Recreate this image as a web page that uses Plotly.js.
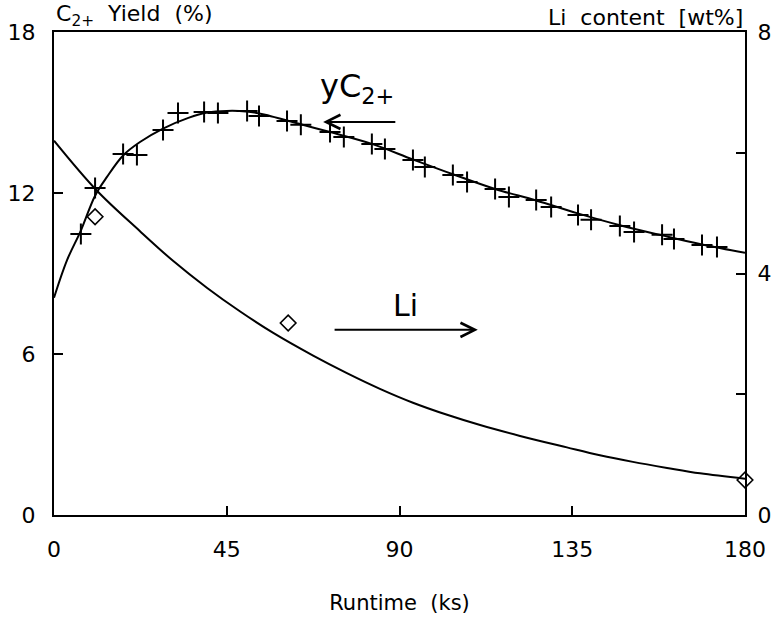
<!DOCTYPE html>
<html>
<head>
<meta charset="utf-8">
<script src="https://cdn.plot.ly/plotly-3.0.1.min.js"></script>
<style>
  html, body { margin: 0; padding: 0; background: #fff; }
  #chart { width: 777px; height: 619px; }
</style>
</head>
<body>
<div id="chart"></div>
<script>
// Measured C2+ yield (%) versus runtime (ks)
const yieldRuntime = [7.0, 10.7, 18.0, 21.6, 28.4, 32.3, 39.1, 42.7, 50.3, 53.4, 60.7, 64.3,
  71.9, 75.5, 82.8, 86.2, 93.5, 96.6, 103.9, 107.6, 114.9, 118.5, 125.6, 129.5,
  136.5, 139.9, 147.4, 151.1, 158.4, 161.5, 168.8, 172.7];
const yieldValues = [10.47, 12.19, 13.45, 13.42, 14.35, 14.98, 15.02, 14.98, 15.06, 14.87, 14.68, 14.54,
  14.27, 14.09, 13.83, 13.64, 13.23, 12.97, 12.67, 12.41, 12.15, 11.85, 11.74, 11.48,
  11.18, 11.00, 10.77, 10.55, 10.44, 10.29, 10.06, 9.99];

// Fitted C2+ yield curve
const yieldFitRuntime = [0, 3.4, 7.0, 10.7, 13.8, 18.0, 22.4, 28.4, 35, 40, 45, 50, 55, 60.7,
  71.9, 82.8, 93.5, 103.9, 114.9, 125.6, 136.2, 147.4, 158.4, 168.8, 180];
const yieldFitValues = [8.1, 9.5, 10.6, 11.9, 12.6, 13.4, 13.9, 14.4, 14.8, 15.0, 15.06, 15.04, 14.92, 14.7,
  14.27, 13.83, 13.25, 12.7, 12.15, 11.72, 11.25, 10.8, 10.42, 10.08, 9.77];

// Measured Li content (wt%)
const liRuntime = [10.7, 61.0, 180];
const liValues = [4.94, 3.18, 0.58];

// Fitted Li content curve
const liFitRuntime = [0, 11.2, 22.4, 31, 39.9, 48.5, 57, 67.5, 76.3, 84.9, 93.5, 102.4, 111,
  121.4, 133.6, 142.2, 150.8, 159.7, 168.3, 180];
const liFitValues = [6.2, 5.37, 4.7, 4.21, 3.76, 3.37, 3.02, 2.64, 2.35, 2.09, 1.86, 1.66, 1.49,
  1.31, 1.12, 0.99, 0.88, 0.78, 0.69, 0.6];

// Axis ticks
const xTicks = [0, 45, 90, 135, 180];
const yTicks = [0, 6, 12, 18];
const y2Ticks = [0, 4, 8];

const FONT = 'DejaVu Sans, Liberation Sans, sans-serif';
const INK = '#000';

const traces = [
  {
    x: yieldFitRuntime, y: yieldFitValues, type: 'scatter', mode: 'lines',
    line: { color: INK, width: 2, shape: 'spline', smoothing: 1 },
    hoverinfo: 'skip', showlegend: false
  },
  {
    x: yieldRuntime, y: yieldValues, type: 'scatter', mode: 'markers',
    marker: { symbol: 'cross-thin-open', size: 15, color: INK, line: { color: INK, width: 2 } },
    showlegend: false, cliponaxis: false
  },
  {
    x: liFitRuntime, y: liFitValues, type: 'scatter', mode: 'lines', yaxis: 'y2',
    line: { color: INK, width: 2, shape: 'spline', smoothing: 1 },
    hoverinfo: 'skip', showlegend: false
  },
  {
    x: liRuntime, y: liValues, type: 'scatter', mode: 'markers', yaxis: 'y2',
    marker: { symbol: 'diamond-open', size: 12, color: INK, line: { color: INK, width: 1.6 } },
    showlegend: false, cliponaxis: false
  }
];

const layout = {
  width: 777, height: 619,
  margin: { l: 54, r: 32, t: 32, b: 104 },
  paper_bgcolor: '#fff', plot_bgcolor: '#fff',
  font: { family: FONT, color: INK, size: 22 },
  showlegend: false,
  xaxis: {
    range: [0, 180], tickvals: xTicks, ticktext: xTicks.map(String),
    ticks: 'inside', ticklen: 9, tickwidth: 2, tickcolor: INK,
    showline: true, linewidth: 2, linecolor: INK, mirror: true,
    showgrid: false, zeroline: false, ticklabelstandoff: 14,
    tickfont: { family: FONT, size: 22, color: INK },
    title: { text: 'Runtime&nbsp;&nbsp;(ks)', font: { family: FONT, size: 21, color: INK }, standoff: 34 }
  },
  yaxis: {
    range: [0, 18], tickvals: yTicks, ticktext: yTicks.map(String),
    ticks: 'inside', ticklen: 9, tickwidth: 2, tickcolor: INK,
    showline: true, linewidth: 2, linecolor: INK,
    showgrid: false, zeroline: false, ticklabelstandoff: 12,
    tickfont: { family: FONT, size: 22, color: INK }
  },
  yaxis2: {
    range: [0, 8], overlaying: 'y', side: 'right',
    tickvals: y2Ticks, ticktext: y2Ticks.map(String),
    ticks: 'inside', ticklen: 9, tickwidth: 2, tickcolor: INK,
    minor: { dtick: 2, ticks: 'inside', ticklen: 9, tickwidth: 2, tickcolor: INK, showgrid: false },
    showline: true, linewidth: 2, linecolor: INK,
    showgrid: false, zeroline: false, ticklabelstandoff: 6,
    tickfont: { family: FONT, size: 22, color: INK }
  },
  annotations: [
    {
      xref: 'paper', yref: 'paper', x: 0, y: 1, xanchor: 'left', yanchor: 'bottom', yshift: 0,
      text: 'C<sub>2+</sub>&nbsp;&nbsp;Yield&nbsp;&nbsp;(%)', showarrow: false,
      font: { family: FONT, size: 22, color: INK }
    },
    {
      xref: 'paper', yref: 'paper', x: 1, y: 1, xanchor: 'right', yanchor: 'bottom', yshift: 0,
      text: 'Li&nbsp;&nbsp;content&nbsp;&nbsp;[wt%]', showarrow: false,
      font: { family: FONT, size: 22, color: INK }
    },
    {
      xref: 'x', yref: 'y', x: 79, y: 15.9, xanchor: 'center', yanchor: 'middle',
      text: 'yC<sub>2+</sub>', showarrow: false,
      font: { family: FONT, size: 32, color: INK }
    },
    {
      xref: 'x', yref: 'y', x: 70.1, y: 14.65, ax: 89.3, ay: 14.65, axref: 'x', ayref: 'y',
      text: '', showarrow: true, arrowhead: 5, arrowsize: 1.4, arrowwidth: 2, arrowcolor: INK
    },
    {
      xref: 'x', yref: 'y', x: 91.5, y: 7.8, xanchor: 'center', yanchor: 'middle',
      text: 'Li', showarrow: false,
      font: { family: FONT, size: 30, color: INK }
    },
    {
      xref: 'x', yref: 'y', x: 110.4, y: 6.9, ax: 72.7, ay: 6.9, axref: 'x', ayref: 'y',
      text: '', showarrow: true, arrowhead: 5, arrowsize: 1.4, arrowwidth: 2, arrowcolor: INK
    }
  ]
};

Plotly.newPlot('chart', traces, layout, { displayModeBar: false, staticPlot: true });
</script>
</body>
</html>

**EXERCISE DESCRIPTION:** Print the data above verbatim from the first line through the line holding "const INK = '#000';", leaving every picture out.

**TASK RESULT:**
Recreate this image as a web page that uses Plotly.js.
<!DOCTYPE html>
<html>
<head>
<meta charset="utf-8">
<script src="https://cdn.plot.ly/plotly-3.0.1.min.js"></script>
<style>
  html, body { margin: 0; padding: 0; background: #fff; }
  #chart { width: 777px; height: 619px; }
</style>
</head>
<body>
<div id="chart"></div>
<script>
// Measured C2+ yield (%) versus runtime (ks)
const yieldRuntime = [7.0, 10.7, 18.0, 21.6, 28.4, 32.3, 39.1, 42.7, 50.3, 53.4, 60.7, 64.3,
  71.9, 75.5, 82.8, 86.2, 93.5, 96.6, 103.9, 107.6, 114.9, 118.5, 125.6, 129.5,
  136.5, 139.9, 147.4, 151.1, 158.4, 161.5, 168.8, 172.7];
const yieldValues = [10.47, 12.19, 13.45, 13.42, 14.35, 14.98, 15.02, 14.98, 15.06, 14.87, 14.68, 14.54,
  14.27, 14.09, 13.83, 13.64, 13.23, 12.97, 12.67, 12.41, 12.15, 11.85, 11.74, 11.48,
  11.18, 11.00, 10.77, 10.55, 10.44, 10.29, 10.06, 9.99];

// Fitted C2+ yield curve
const yieldFitRuntime = [0, 3.4, 7.0, 10.7, 13.8, 18.0, 22.4, 28.4, 35, 40, 45, 50, 55, 60.7,
  71.9, 82.8, 93.5, 103.9, 114.9, 125.6, 136.2, 147.4, 158.4, 168.8, 180];
const yieldFitValues = [8.1, 9.5, 10.6, 11.9, 12.6, 13.4, 13.9, 14.4, 14.8, 15.0, 15.06, 15.04, 14.92, 14.7,
  14.27, 13.83, 13.25, 12.7, 12.15, 11.72, 11.25, 10.8, 10.42, 10.08, 9.77];

// Measured Li content (wt%)
const liRuntime = [10.7, 61.0, 180];
const liValues = [4.94, 3.18, 0.58];

// Fitted Li content curve
const liFitRuntime = [0, 11.2, 22.4, 31, 39.9, 48.5, 57, 67.5, 76.3, 84.9, 93.5, 102.4, 111,
  121.4, 133.6, 142.2, 150.8, 159.7, 168.3, 180];
const liFitValues = [6.2, 5.37, 4.7, 4.21, 3.76, 3.37, 3.02, 2.64, 2.35, 2.09, 1.86, 1.66, 1.49,
  1.31, 1.12, 0.99, 0.88, 0.78, 0.69, 0.6];

// Axis ticks
const xTicks = [0, 45, 90, 135, 180];
const yTicks = [0, 6, 12, 18];
const y2Ticks = [0, 4, 8];

const FONT = 'DejaVu Sans, Liberation Sans, sans-serif';
const INK = '#000';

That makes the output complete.